→ Problem details: Take each line that has the word "this" and return it.
** start of Records for the task **
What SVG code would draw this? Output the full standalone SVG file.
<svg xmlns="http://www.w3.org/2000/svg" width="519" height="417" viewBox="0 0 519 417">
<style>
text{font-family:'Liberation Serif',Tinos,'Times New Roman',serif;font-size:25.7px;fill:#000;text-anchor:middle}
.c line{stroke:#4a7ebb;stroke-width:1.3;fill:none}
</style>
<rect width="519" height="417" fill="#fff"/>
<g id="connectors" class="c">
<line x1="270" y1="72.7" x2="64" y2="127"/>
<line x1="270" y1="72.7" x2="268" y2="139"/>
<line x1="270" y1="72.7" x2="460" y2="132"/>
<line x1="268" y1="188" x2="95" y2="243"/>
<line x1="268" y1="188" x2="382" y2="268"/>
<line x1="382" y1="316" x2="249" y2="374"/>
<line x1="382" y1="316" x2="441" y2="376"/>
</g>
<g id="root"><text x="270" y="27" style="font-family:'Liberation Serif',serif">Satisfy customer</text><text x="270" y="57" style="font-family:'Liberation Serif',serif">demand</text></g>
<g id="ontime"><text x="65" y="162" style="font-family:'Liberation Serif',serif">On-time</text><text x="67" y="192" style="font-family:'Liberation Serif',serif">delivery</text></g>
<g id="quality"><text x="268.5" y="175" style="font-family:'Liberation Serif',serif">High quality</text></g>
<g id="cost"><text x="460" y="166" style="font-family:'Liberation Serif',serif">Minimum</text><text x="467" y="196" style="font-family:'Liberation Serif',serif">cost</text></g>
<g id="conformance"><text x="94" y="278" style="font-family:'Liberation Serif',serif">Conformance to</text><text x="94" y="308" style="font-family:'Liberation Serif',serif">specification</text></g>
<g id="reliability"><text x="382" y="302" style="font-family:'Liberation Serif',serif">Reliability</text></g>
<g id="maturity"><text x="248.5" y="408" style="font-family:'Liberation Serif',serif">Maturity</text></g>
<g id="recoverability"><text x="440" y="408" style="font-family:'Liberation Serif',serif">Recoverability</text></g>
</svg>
** end of Records for the task **
** start of Records for the task **
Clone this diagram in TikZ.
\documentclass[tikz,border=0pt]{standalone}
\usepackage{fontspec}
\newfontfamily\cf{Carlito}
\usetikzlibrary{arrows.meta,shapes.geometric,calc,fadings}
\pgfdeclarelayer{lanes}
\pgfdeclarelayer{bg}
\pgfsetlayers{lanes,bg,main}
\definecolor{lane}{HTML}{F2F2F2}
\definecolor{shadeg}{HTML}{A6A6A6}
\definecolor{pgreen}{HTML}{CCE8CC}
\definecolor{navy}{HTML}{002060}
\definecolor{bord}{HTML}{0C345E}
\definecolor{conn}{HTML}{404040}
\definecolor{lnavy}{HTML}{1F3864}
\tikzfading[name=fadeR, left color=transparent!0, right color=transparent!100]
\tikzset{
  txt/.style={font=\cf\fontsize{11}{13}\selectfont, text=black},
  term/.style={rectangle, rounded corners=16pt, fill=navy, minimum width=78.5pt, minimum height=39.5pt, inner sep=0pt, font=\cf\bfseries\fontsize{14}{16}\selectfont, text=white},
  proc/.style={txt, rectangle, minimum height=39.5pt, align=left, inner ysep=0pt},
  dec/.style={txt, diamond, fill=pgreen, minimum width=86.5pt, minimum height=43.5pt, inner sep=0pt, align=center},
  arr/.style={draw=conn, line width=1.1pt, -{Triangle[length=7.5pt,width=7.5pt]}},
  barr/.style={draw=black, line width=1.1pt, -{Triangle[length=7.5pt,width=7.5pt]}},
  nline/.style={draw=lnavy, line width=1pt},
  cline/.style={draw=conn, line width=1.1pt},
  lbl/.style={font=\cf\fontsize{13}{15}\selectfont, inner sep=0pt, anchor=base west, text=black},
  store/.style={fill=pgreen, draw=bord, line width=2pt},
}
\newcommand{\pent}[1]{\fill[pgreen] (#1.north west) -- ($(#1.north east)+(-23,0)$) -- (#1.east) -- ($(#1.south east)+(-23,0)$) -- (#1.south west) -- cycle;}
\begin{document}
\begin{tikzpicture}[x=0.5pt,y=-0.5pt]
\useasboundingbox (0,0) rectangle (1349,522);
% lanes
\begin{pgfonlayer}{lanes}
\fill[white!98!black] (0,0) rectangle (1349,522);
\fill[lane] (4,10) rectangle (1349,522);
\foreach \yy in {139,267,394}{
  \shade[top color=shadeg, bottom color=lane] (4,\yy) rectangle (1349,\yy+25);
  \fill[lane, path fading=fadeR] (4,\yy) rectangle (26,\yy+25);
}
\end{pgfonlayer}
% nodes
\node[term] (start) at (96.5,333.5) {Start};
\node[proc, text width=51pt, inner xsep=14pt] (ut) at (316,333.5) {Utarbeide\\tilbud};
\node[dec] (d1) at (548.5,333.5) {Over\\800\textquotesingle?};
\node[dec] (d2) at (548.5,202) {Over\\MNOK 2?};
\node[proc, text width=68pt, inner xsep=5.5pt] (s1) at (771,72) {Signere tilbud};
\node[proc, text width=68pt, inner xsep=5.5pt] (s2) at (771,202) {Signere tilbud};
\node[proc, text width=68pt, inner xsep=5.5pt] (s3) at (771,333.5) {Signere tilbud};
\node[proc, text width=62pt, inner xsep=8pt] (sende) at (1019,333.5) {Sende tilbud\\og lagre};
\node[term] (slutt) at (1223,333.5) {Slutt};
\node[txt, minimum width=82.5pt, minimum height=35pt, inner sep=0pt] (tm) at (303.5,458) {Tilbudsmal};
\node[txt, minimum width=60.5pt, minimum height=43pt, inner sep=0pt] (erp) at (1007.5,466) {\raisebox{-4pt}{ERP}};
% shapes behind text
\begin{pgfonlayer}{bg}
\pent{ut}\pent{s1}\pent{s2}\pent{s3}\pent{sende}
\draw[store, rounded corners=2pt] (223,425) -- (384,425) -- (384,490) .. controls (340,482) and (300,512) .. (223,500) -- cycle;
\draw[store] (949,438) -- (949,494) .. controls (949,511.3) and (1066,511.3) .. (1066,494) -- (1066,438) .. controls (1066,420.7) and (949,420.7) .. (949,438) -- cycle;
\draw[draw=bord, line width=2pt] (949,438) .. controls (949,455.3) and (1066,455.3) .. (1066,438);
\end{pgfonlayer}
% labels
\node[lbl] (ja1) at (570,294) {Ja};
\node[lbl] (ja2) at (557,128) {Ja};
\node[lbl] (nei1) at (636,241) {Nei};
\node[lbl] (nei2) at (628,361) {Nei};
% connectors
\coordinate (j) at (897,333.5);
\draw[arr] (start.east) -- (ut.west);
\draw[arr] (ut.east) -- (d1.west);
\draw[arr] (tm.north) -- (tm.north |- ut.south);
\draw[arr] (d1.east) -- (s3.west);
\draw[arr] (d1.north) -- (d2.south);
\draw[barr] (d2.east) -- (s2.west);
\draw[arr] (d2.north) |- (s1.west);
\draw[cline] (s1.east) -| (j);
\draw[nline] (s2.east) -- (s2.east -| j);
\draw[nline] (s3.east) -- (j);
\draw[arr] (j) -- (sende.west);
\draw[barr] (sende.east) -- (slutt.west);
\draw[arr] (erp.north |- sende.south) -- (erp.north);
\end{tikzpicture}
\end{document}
** end of Records for the task **
→ Result:
What SVG code would draw this? Output the full standalone SVG file.
Clone this diagram in TikZ.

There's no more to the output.